Ms Arnold says: “Standard rules permits are relatively easy with low admin requirements. They involve declaring you are doing everything correctly and are a voluntary permit.
“Bespoke permits can be quite expensive.”
Proposed changes to standard rules are also likely to cost operators and include a requirement to cover all storage lagoons and tanks such as those containing digestate and dirty water. The EA says it recognises, for existing facilities, adding a cover may be cost prohibitive. However, it suggests adding a floating cover may be a viable alternative.
Ms Arnold says, currently, the definition of a cover is unclear. “It could be a crust, chopped straw or something physical. NFU takes issue with retrofitting covers to existing stores as it may invalidate the warranty and the store may not be designed to bear the weight of the cover – it could be dangerous.”
Other proposed changes include a requirement for an engineer to visit AD sites to check secondary containment and lagoon structures meet Construction Industry Research and Information Association (CIRIA) standards and to amend operating techniques requirements.

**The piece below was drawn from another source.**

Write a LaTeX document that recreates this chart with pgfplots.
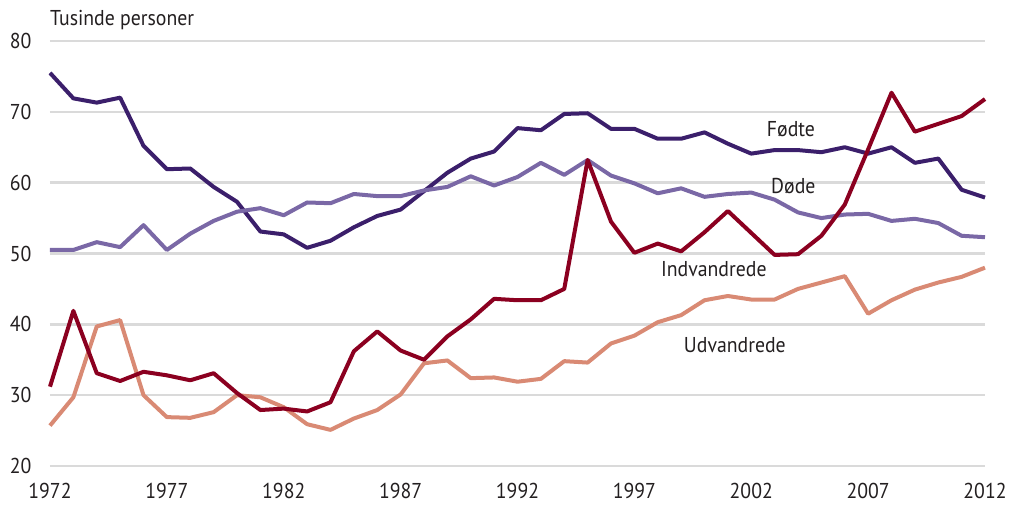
\documentclass[border=0pt]{standalone}
\usepackage{fontspec}
\setmainfont{PT Sans}[FakeStretch=0.92]
\usepackage{pgfplots}
\pgfplotsset{compat=1.18}
\definecolor{foedte}{HTML}{3B1F6B}
\definecolor{doede}{HTML}{7A68A6}
\definecolor{indv}{HTML}{8B0020}
\definecolor{udv}{HTML}{D98A74}
\definecolor{gridc}{HTML}{DADADA}
\definecolor{txt}{HTML}{231F20}
\begin{document}
\begin{tikzpicture}
\begin{axis}[
  name=ax,
  scale only axis,
  width=935pt, height=425pt,
  xmin=1972, xmax=2012, ymin=20, ymax=80,
  axis line style={draw=none},
  xtick={1972,1977,...,2012},
  ytick={20,30,...,80},
  major tick length=0pt,
  ymajorgrids,
  grid style={gridc, line width=2.6pt},
  tick label style={font=\fontsize{21.5}{24}\selectfont, text=txt},
  /pgf/number format/assume math mode=true,
  /pgf/number format/set thousands separator={},
  xticklabel style={yshift=-14pt},
  yticklabel style={xshift=-15pt},
  clip=false,
  every axis plot/.append style={line width=4pt, line join=round},
]
\addplot[foedte] coordinates {
(1972,75.5)(1973,71.9)(1974,71.3)(1975,72.0)(1976,65.2)(1977,61.9)(1978,62.0)(1979,59.4)(1980,57.3)(1981,53.1)
(1982,52.7)(1983,50.8)(1984,51.8)(1985,53.7)(1986,55.3)(1987,56.2)(1988,58.8)(1989,61.4)(1990,63.4)(1991,64.4)
(1992,67.7)(1993,67.4)(1994,69.7)(1995,69.8)(1996,67.6)(1997,67.6)(1998,66.2)(1999,66.2)(2000,67.1)(2001,65.5)
(2002,64.1)(2003,64.6)(2004,64.6)(2005,64.3)(2006,65.0)(2007,64.1)(2008,65.0)(2009,62.8)(2010,63.4)(2011,59.0)(2012,57.9)};
\addplot[doede] coordinates {
(1972,50.5)(1973,50.5)(1974,51.6)(1975,50.9)(1976,54.0)(1977,50.5)(1978,52.8)(1979,54.6)(1980,55.9)(1981,56.4)
(1982,55.4)(1983,57.2)(1984,57.1)(1985,58.4)(1986,58.1)(1987,58.1)(1988,58.9)(1989,59.4)(1990,60.9)(1991,59.6)
(1992,60.8)(1993,62.8)(1994,61.1)(1995,63.2)(1996,61.0)(1997,59.9)(1998,58.5)(1999,59.2)(2000,58.0)(2001,58.4)
(2002,58.6)(2003,57.6)(2004,55.8)(2005,55.0)(2006,55.5)(2007,55.6)(2008,54.6)(2009,54.9)(2010,54.3)(2011,52.5)(2012,52.3)};
\addplot[udv] coordinates {
(1972,25.7)(1973,29.7)(1974,39.7)(1975,40.6)(1976,30.0)(1977,26.9)(1978,26.8)(1979,27.6)(1980,30.0)(1981,29.7)
(1982,28.3)(1983,25.9)(1984,25.1)(1985,26.7)(1986,27.9)(1987,30.1)(1988,34.5)(1989,34.9)(1990,32.4)(1991,32.5)
(1992,31.9)(1993,32.3)(1994,34.8)(1995,34.6)(1996,37.3)(1997,38.4)(1998,40.3)(1999,41.3)(2000,43.4)(2001,44.0)
(2002,43.5)(2003,43.5)(2004,45.0)(2005,45.9)(2006,46.8)(2007,41.5)(2008,43.4)(2009,44.9)(2010,45.9)(2011,46.7)(2012,48.0)};
\addplot[indv] coordinates {
(1972,31.2)(1973,41.9)(1974,33.1)(1975,32.0)(1976,33.3)(1977,32.8)(1978,32.1)(1979,33.1)(1980,30.3)(1981,27.9)
(1982,28.1)(1983,27.7)(1984,29.0)(1985,36.2)(1986,39.0)(1987,36.3)(1988,35.0)(1989,38.3)(1990,40.7)(1991,43.6)
(1992,43.4)(1993,43.4)(1994,45.0)(1995,63.2)(1996,54.5)(1997,50.1)(1998,51.4)(1999,50.3)(2000,53.0)(2001,56.0)
(2002,52.9)(2003,49.8)(2004,49.9)(2005,52.5)(2006,56.9)(2007,64.7)(2008,72.7)(2009,67.2)(2010,68.3)(2011,69.4)(2012,71.8)};
\node[font=\fontsize{21.5}{24}\selectfont, text=txt] at (axis cs:2003.7,67.6) {Fødte};
\node[font=\fontsize{21.5}{24}\selectfont, text=txt] at (axis cs:2003.8,59.5) {Døde};
\node[font=\fontsize{21.5}{24}\selectfont, text=txt] at (axis cs:2000.4,47.8) {Indvandrede};
\node[font=\fontsize{21.5}{24}\selectfont, text=txt] at (axis cs:2001.3,37.1) {Udvandrede};
\node[font=\fontsize{21.5}{24}\selectfont, text=txt, anchor=west, inner sep=0pt] at (axis cs:1972,83.0) {Tusinde personer};
\end{axis}
\path ([xshift=-50pt,yshift=-39pt]ax.south west) rectangle ([xshift=38pt,yshift=41pt]ax.north east);
\end{tikzpicture}
\end{document}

“We could be talking costs of £1,000s right up to £100,000s,” said Ms Arnold.
She adds that while industry bodies have been consulted, there is a feeling that there has been a lack of communication with plant operators about the changes.
Standard rules permits contain one condition which refers to a fixed set (or sets) of standard rules that an AD operator must comply with. These define the activities that an operator can carry out. They also specify necessary restrictions on those activities, such as emission limits or the types of waste or raw materials that can be accepted at the sites. If operators can meet the rules they can decide to apply for a standard permit. If they cannot meet the rules, they must apply for a bespoke permit. Standard permits can be issued more quickly and cheaply than bespoke permits.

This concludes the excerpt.